Song by Bob Dylan

from the album The Bootleg Series Volumes 1-3 (Rare & Unreleased) 1961-1991
- Released: March 26, 1991
- Recorded: April 24, 1963
- Genre: Folk
- Length: 5:05
- Label: Columbia
- Songwriter: Bob Dylan

= Walls of Red Wing =

"Walls of Red Wing" is a folk and protest song, written by American singer-songwriter Bob Dylan. Originally recorded for Dylan's second album, The Freewheelin' Bob Dylan, it was not included, and eventually attempted for his next work, The Times They Are a-Changin', but, again, this version was never released. The version recorded for Freewheelin' eventually appeared on The Bootleg Series Volumes 1-3 (Rare & Unreleased) 1961-1991. The song describes a boys' reform school located in Red Wing, Minnesota.

== Composition ==
Dylan based "Walls of Red Wing" on the traditional Scottish folk ballad "The Road and the Miles to Dundee", which he may have learned during his trip to London in early 1963, from other aspiring folk singers, such as Martin Carthy.

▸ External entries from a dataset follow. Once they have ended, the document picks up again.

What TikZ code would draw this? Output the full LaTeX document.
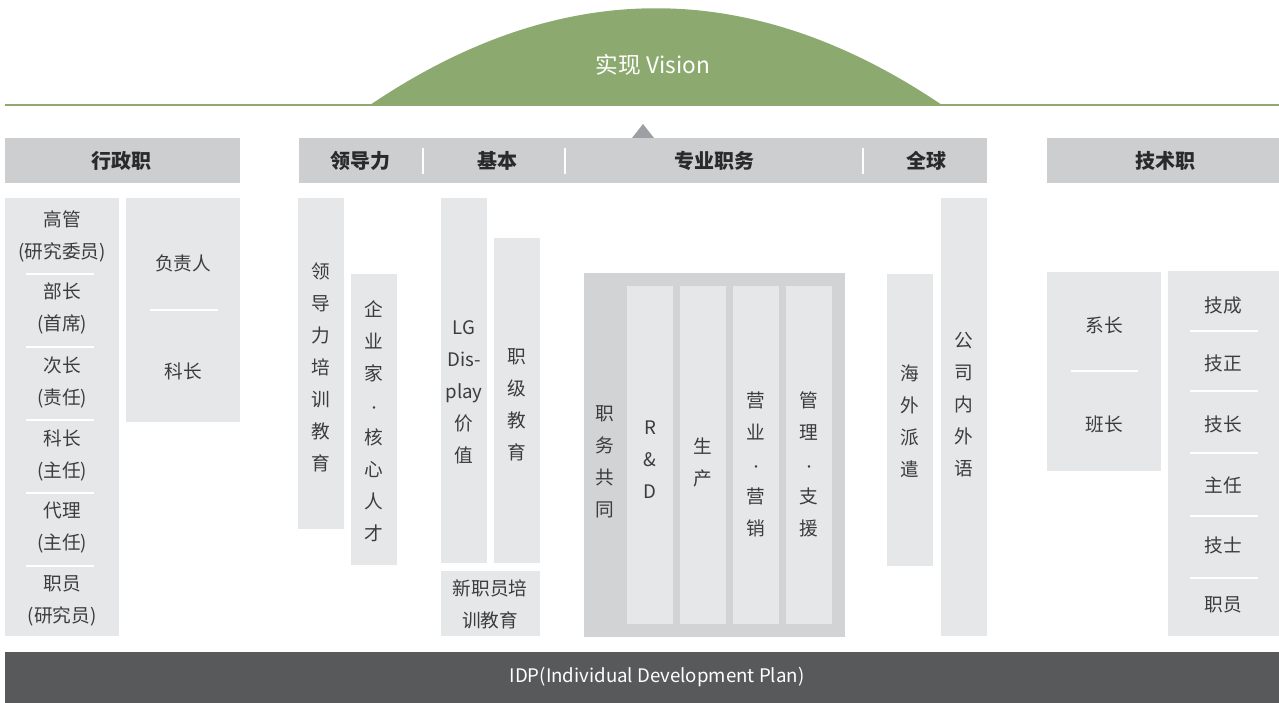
\documentclass[tikz,border=0pt]{standalone}
\usepackage{fontspec}
\setmainfont{Noto Sans CJK SC}
\definecolor{visiongreen}{HTML}{8CAA6F}
\definecolor{headgray}{HTML}{CDCED0}
\definecolor{cellgray}{HTML}{E6E7E8}
\definecolor{progray}{HTML}{D2D3D5}
\definecolor{idpgray}{HTML}{58595B}
\definecolor{tipgray}{HTML}{9D9FA2}
\definecolor{bodytext}{HTML}{3C3C3C}
\definecolor{headtext}{HTML}{2A2A2A}
\newcommand{\middot}{{\fontsize{9}{24}\selectfont·}}
\begin{document}
\begin{tikzpicture}[x=0.75pt,y=-0.75pt,
  head/.style={font=\fontsize{15}{18}\selectfont\bfseries,text=headtext,inner sep=0pt},
  txt/.style={font=\fontsize{14}{24}\selectfont,text=bodytext,align=center,inner sep=0pt},
  sep/.style={white,line width=0.9pt}]
\useasboundingbox (0,0) rectangle (1279,703);
% vision arch
\fill[visiongreen] (370,105) .. controls (561,-24) and (751,-24) .. (942,105) -- cycle;
\draw[visiongreen,line width=2pt] (5,105) -- (1279,105);
\node[font=\fontsize{17}{20}\selectfont,text=white] (vision) at (653,65) {实现 Vision};
\fill[tipgray] (643,124) -- (654,138) -- (632,138) -- cycle;
% header bars
\fill[headgray] (5,138) rectangle (240,183);
\fill[headgray] (299,138) rectangle (987,183);
\fill[headgray] (1047,138) rectangle (1279,183);
\foreach \x in {423,565,863}{\draw[sep] (\x,148) -- (\x,174);}
\foreach \x/\t/\n in {121/行政职/adm,360/领导力/lead,497/基本/basic,714/专业职务/pro,926/全球/global,1165/技术职/tech}{\node[head] (h\n) at (\x,161) {\t};}
% administrative track
\fill[cellgray] (5,198) rectangle (119,636);
\fill[cellgray] (126,198) rectangle (240,422);
\foreach \y/\t [count=\i] in {236/{高管\\(研究委员)},308/{部长\\(首席)},382/{次长\\(责任)},455/{科长\\(主任)},528/{代理\\(主任)},601/{职员\\(研究员)}}{\node[txt] (adm\i) at (62,\y) {\t};}
\foreach \y in {274,347,420,493,566}{\draw[sep] (26,\y) -- (94,\y);}
\node[txt] (boss) at (183,263) {负责人};
\node[txt] (chief) at (183,371) {科长};
\draw[sep] (150,310) -- (218,310);
% leadership and basic
\fill[cellgray] (298,198) rectangle (344,529);
\fill[cellgray] (351,274) rectangle (397,565);
\fill[cellgray] (441,198) rectangle (487,563);
\fill[cellgray] (494,238) rectangle (540,563);
\fill[cellgray] (441,571) rectangle (540,636);
\node[txt] (leadtrain) at (321,367) {领\\导\\力\\培\\训\\教\\育};
\node[txt] (talent) at (374,421) {企\\业\\家\\\middot\\核\\心\\人\\才};
\node[txt] (value) at (464,392) {LG\\Dis-\\play\\价\\值};
\node[txt] (grade) at (517,405) {职\\级\\教\\育};
\node[txt] (newhire) at (490,604) {新职员培\\训教育};
% professional duty
\fill[progray] (584,273) rectangle (845,637);
\foreach \x in {627,680,733,786}{\fill[cellgray] (\x,286) rectangle ++(46,338);}
\node[txt] (common) at (605,462) {职\\务\\共\\同};
\node[txt] (rnd) at (650,460) {R\\\&\\D};
\node[txt] (prod) at (703,462) {生\\产};
\node[txt] (sales) at (756,464) {营\\业\\\middot\\营\\销};
\node[txt] (support) at (809,464) {管\\理\\\middot\\支\\援};
% global
\fill[cellgray] (887,274) rectangle (933,566);
\fill[cellgray] (941,198) rectangle (987,636);
\node[txt] (abroad) at (910,421) {海\\外\\派\\遣};
\node[txt] (lang) at (964,405) {公\\司\\内\\外\\语};
% technical track
\fill[cellgray] (1047,272) rectangle (1161,471);
\fill[cellgray] (1168,271) rectangle (1279,636);
\node[txt] (foreman) at (1104,325) {系长};
\node[txt] (leader) at (1104,424) {班长};
\draw[sep] (1071,371) -- (1138,371);
\foreach \y/\t [count=\i] in {305/技成,363/技正,424/技长,485/主任,545/技士,605/职员}{\node[txt] (tech\i) at (1223,\y) {\t};}
\foreach \y in {331,391,453,516,578}{\draw[sep] (1190,\y) -- (1258,\y);}
% IDP
\fill[idpgray] (5,652) rectangle (1279,703);
\node[font=\fontsize{14}{17}\selectfont,text=white] (idp) at (657,677) {IDP(Individual Development Plan)};
\end{tikzpicture}
\end{document}
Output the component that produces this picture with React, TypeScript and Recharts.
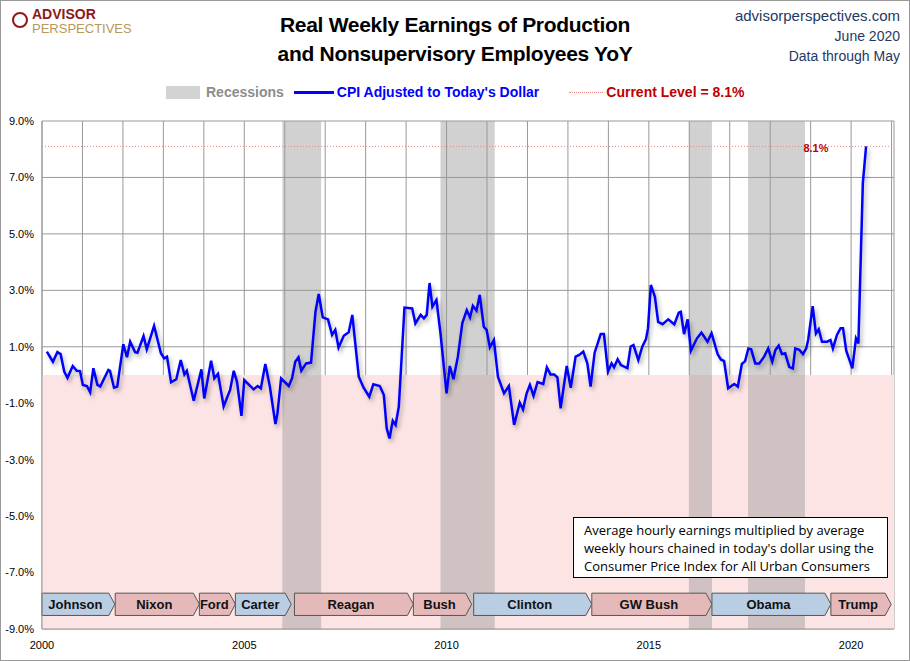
import React from 'react'
import {
  LineChart, Line, XAxis, YAxis, CartesianGrid, ReferenceArea, ReferenceLine, ReferenceDot,
} from 'recharts'

// x positions on the chart's own year axis, values in % YoY
const years = [
  2000.12, 2000.27, 2000.38, 2000.46, 2000.55, 2000.63, 2000.76, 2000.86, 2000.94, 2001.01,
  2001.11, 2001.19, 2001.27, 2001.37, 2001.44, 2001.64, 2001.68, 2001.78, 2001.86, 2002.01,
  2002.1, 2002.18, 2002.3, 2002.36, 2002.51, 2002.59, 2002.77, 2002.94, 2003.02, 2003.09,
  2003.19, 2003.32, 2003.43, 2003.52, 2003.58, 2003.75, 2003.94, 2004.01, 2004.18, 2004.26,
  2004.35, 2004.49, 2004.65, 2004.74, 2004.82, 2004.93, 2005.0, 2005.15, 2005.23, 2005.33,
  2005.41, 2005.52, 2005.63, 2005.77, 2005.82, 2005.91, 2006.1, 2006.18, 2006.26, 2006.34,
  2006.41, 2006.53, 2006.65, 2006.76, 2006.84, 2006.94, 2007.07, 2007.17, 2007.25, 2007.33,
  2007.46, 2007.58, 2007.67, 2007.83, 2007.95, 2008.09, 2008.19, 2008.35, 2008.45, 2008.52,
  2008.59, 2008.67, 2008.74, 2008.82, 2008.96, 2009.15, 2009.23, 2009.36, 2009.44, 2009.51,
  2009.58, 2009.65, 2009.75, 2009.85, 2010.0, 2010.08, 2010.17, 2010.28, 2010.39, 2010.5,
  2010.58, 2010.65, 2010.74, 2010.82, 2010.92, 2010.99, 2011.07, 2011.17, 2011.27, 2011.42,
  2011.54, 2011.67, 2011.81, 2011.89, 2011.98, 2012.06, 2012.15, 2012.25, 2012.39, 2012.48,
  2012.57, 2012.66, 2012.74, 2012.82, 2012.97, 2013.07, 2013.19, 2013.28, 2013.38, 2013.48,
  2013.56, 2013.66, 2013.75, 2013.81, 2013.89, 2013.99, 2014.08, 2014.14, 2014.23, 2014.31,
  2014.47, 2014.55, 2014.62, 2014.74, 2014.84, 2014.93, 2014.98, 2015.05, 2015.15, 2015.23,
  2015.34, 2015.48, 2015.63, 2015.74, 2015.79, 2015.87, 2015.96, 2016.04, 2016.19, 2016.3,
  2016.45, 2016.55, 2016.7, 2016.78, 2016.86, 2016.96, 2017.11, 2017.2, 2017.3, 2017.38,
  2017.46, 2017.53, 2017.63, 2017.73, 2017.85, 2017.95, 2018.05, 2018.13, 2018.21, 2018.29,
  2018.37, 2018.47, 2018.56, 2018.62, 2018.72, 2018.81, 2018.89, 2018.94, 2019.05, 2019.13,
  2019.2, 2019.28, 2019.41, 2019.49, 2019.55, 2019.65, 2019.74, 2019.8, 2019.88, 2019.93,
  2020.03, 2020.12, 2020.18, 2020.29, 2020.37,
]
const cpiAdjusted = [
  0.83, 0.47, 0.81, 0.74, 0.12, -0.1, 0.32, 0.15, 0.14, -0.35,
  -0.39, -0.61, 0.24, -0.35, -0.41, 0.18, 0.15, -0.45, -0.41, 1.09,
  0.63, 1.18, 0.81, 0.79, 1.38, 0.91, 1.74, 0.77, 0.59, 0.65,
  -0.26, -0.15, 0.53, 0.02, 0.15, -0.91, 0.2, -0.83, 0.51, -0.12,
  0.04, -1.11, -0.53, 0.15, -0.24, -1.45, -0.18, -0.39, -0.51, -0.39,
  -0.47, 0.39, -0.39, -1.74, -1.36, -0.12, -0.39, -0.12, 0.47, 0.63,
  0.15, 0.41, 0.44, 2.24, 2.87, 2.04, 1.97, 1.42, 1.6, 0.97,
  1.39, 1.51, 2.13, -0.06, -0.45, -0.77, -0.33, -0.39, -0.71, -1.89,
  -2.25, -1.62, -1.77, -1.12, 2.39, 2.36, 1.83, 2.13, 2.01, 2.13,
  3.26, 2.42, 2.66, 1.48, -0.65, 0.32, -0.15, 0.65, 1.84, 2.3,
  2.04, 2.45, 2.28, 2.84, 1.71, 1.6, 0.98, 1.24, -0.06, -0.65,
  -0.39, -1.77, -0.98, -1.22, -0.65, -0.35, -0.74, -0.25, -0.32, 0.27,
  0.02, 0.02, -0.08, -1.18, 0.32, -0.45, 0.65, 0.71, 0.83, 0.41,
  -0.41, 0.79, 1.18, 1.45, 1.45, 0.12, 0.41, 0.27, 0.56, 0.35,
  0.24, 1.01, 1.06, 0.53, 1.01, 1.27, 1.66, 3.19, 2.77, 1.88,
  1.8, 1.97, 1.79, 2.21, 2.24, 1.45, 1.97, 0.86, 1.3, 1.5,
  1.18, 1.48, 0.74, 0.55, 0.49, -0.47, -0.32, -0.41, 0.39, 0.49,
  0.94, 0.91, 0.41, 0.41, 0.65, 0.94, 0.47, 0.89, 1.04, 0.74,
  0.77, 0.29, 0.23, 0.94, 0.89, 0.74, 0.94, 1.26, 2.44, 1.47,
  1.62, 1.18, 1.18, 1.24, 0.94, 1.42, 1.66, 1.66, 0.86, 0.65,
  0.24, 1.3, 1.12, 6.8, 8.1,
]
const currentLevel = 8.1

const recessions: [number, number][] = [
  [2005.94, 2006.9], [2009.85, 2011.19], [2015.99, 2016.56], [2017.45, 2018.86],
]

const presidents = ['Johnson', 'Nixon', 'Ford', 'Carter', 'Reagan', 'Bush', 'Clinton', 'GW Bush', 'Obama', 'Trump']
const termStart = [2000.0, 2001.81, 2003.89, 2004.78, 2006.24, 2009.18, 2010.67, 2013.59, 2016.56, 2019.5]
const termEnd = [2001.8, 2003.89, 2004.78, 2006.16, 2009.18, 2010.62, 2013.59, 2016.56, 2019.5, 2020.99]
const party = ['D', 'R', 'R', 'D', 'R', 'R', 'D', 'R', 'D', 'R']

const yTicks = [-9, -7, -5, -3, -1, 1, 3, 5, 7, 9]
const xTicks = Array.from({ length: 22 }, (_, i) => 2000 + i)

const data = years.map((y, i) => ({ year: y, cpi: cpiAdjusted[i] }))

const font = '"Liberation Sans", Arial, sans-serif'

const ArrowShape = (name: string, p: string) => (props: any) => {
  const { x, y, width, height } = props
  const tip = 6
  const pts = `${x},${y} ${x + width - tip},${y} ${x + width},${y + height / 2} ${x + width - tip},${y + height} ${x},${y + height}`
  return (
    <g>
      <polygon points={pts} fill={p === 'D' ? '#b9cde3' : '#e5b9b9'} stroke="#555" strokeWidth={1} />
      <text x={x + (width - tip) / 2} y={y + height / 2 + 4.5} textAnchor="middle" fontSize={13} fontWeight="bold" fill="#111" fontFamily={font}>{name}</text>
    </g>
  )
}

export default function App() {
  return (
    <div style={{ position: 'absolute', left: 0, top: 0, width: 910, height: 661, background: '#fff', fontFamily: font, overflow: 'hidden' }}>
      <div style={{ position: 'absolute', inset: 0, border: '1px solid #999', boxSizing: 'border-box' }} />
      <div style={{ position: 'absolute', left: 12, top: 12, width: 16, height: 16, borderRadius: 8, border: '2px solid #8b1a1a', boxSizing: 'border-box' }} />
      <div style={{ position: 'absolute', left: 32, top: 8, fontSize: 14, fontWeight: 'bold', color: '#8b1a1a', lineHeight: '13px' }}>ADVISOR</div>
      <div style={{ position: 'absolute', left: 32, top: 22, fontSize: 13, color: '#b8985a', lineHeight: '13px' }}>PERSPECTIVES</div>
      <div style={{ position: 'absolute', left: 0, width: 910, top: 10, textAlign: 'center', fontSize: 21, fontWeight: 'bold', lineHeight: '29px', color: '#000', letterSpacing: -0.3 }}>
        Real Weekly Earnings of Production<br />and Nonsupervisory Employees YoY
      </div>
      <div style={{ position: 'absolute', right: 10, top: 6, textAlign: 'right', fontSize: 14, lineHeight: '20px', color: '#1f3864' }}>
        <div style={{ fontSize: 15 }}>advisorperspectives.com</div>
        <div>June 2020</div>
        <div>Data through May</div>
      </div>
      <div style={{ position: 'absolute', top: 84, left: 166, fontSize: 14, fontWeight: 'bold', display: 'flex', alignItems: 'center', whiteSpace: 'nowrap' }}>
        <span style={{ display: 'inline-block', width: 34, height: 13, background: '#d3d3d3', marginRight: 6 }} />
        <span style={{ color: '#8c8c8c' }}>Recessions</span>
        <span style={{ display: 'inline-block', width: 40, height: 3, background: '#0000ff', margin: '0 3px 0 10px' }} />
        <span style={{ color: '#0000ff' }}>CPI Adjusted to Today's Dollar</span>
        <span style={{ display: 'inline-block', width: 34, borderTop: '1px dotted #e88', margin: '0 3px 0 30px' }} />
        <span style={{ color: '#c00000' }}>Current Level = 8.1%</span>
      </div>
      <div style={{ position: 'absolute', top: 0, left: 0 }}>
        <LineChart width={910} height={661} data={data} margin={{ top: 121, right: 16, bottom: 7, left: 2 }}>
          <ReferenceArea x1={2000} x2={2021.06} y1={-9} y2={0} fill="#fde4e4" fillOpacity={1} stroke="none" ifOverflow="hidden" />
          {recessions.map(([a, b], i) => (
            <ReferenceArea key={i} x1={a} x2={b} y1={-9} y2={9} fill="#9a9a9a" fillOpacity={0.45} stroke="none" />
          ))}
          <CartesianGrid stroke="#999" strokeWidth={1} />
          <XAxis
            dataKey="year" type="number" domain={[2000, 2021.06]} ticks={xTicks} height={25}
            tickFormatter={(v) => (v % 5 === 0 ? String(v) : '')}
            tick={{ fontSize: 11, fill: '#000', fontFamily: font }} tickLine={false} axisLine={{ stroke: '#999' }} tickMargin={6}
          />
          <YAxis
            type="number" domain={[-9, 9]} ticks={yTicks} width={40} interval={0}
            tickFormatter={(v) => `${v.toFixed(1)}%`}
            tick={{ fontSize: 11, fill: '#000', fontFamily: font }} tickLine={false} axisLine={{ stroke: '#999' }}
          />
          {presidents.map((n, i) => (
            <ReferenceArea key={n} x1={termStart[i]} x2={termEnd[i]} y1={-8.52} y2={-7.73} shape={ArrowShape(n, party[i])} />
          ))}
          <ReferenceLine y={currentLevel} stroke="#e88" strokeDasharray="1 2" />
          <ReferenceDot x={2019.13} y={currentLevel} r={0} fill="none" stroke="none"
            label={{ value: '8.1%', position: 'center', fill: '#c00000', fontSize: 11, fontWeight: 'bold', dy: 2 }} />
          <Line dataKey="cpi" stroke="#0000ff" strokeWidth={2.5} dot={false} isAnimationActive={false}
            style={{ filter: 'drop-shadow(2px 3px 2px rgba(0,0,0,0.3))' }} />
        </LineChart>
      </div>
      <div style={{ position: 'absolute', left: 573, top: 517, width: 315, height: 61, border: '1px solid #000', background: '#fff', boxSizing: 'border-box', padding: '3px 10px', fontSize: 13, lineHeight: '18px', color: '#000', fontFamily: '"Open Sans", Arial, sans-serif' }}>
        Average hourly earnings multiplied by average weekly hours chained in today's dollar using the Consumer Price Index for All Urban Consumers
      </div>
    </div>
  )
}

In his narration, Dylan goes to describe a juvenile detention center in Red Wing, Minnesota. The description is hyperbolic, and describes the students there as "thrown in like bandits and cast off like criminals", the walls of "barbed wire" and the fence with "electricity's sting", the guards holding their clubs like they were "kings", and the supposed "dungeon" of the building. Despite these harrowing descriptions, Red Wing was not the impenetrable "Gothic fortress" (as John Bauldie calls it) portrayed in this song. During this time the facility didn’t have an exterior fence leading to residents escaping into the neighboring town of Wacouta

== Cover versions ==
Joan Baez covered this song on her 1968 album Any Day Now; Ramblin' Jack Elliot covered it in 1997 on his album Friends of Mine.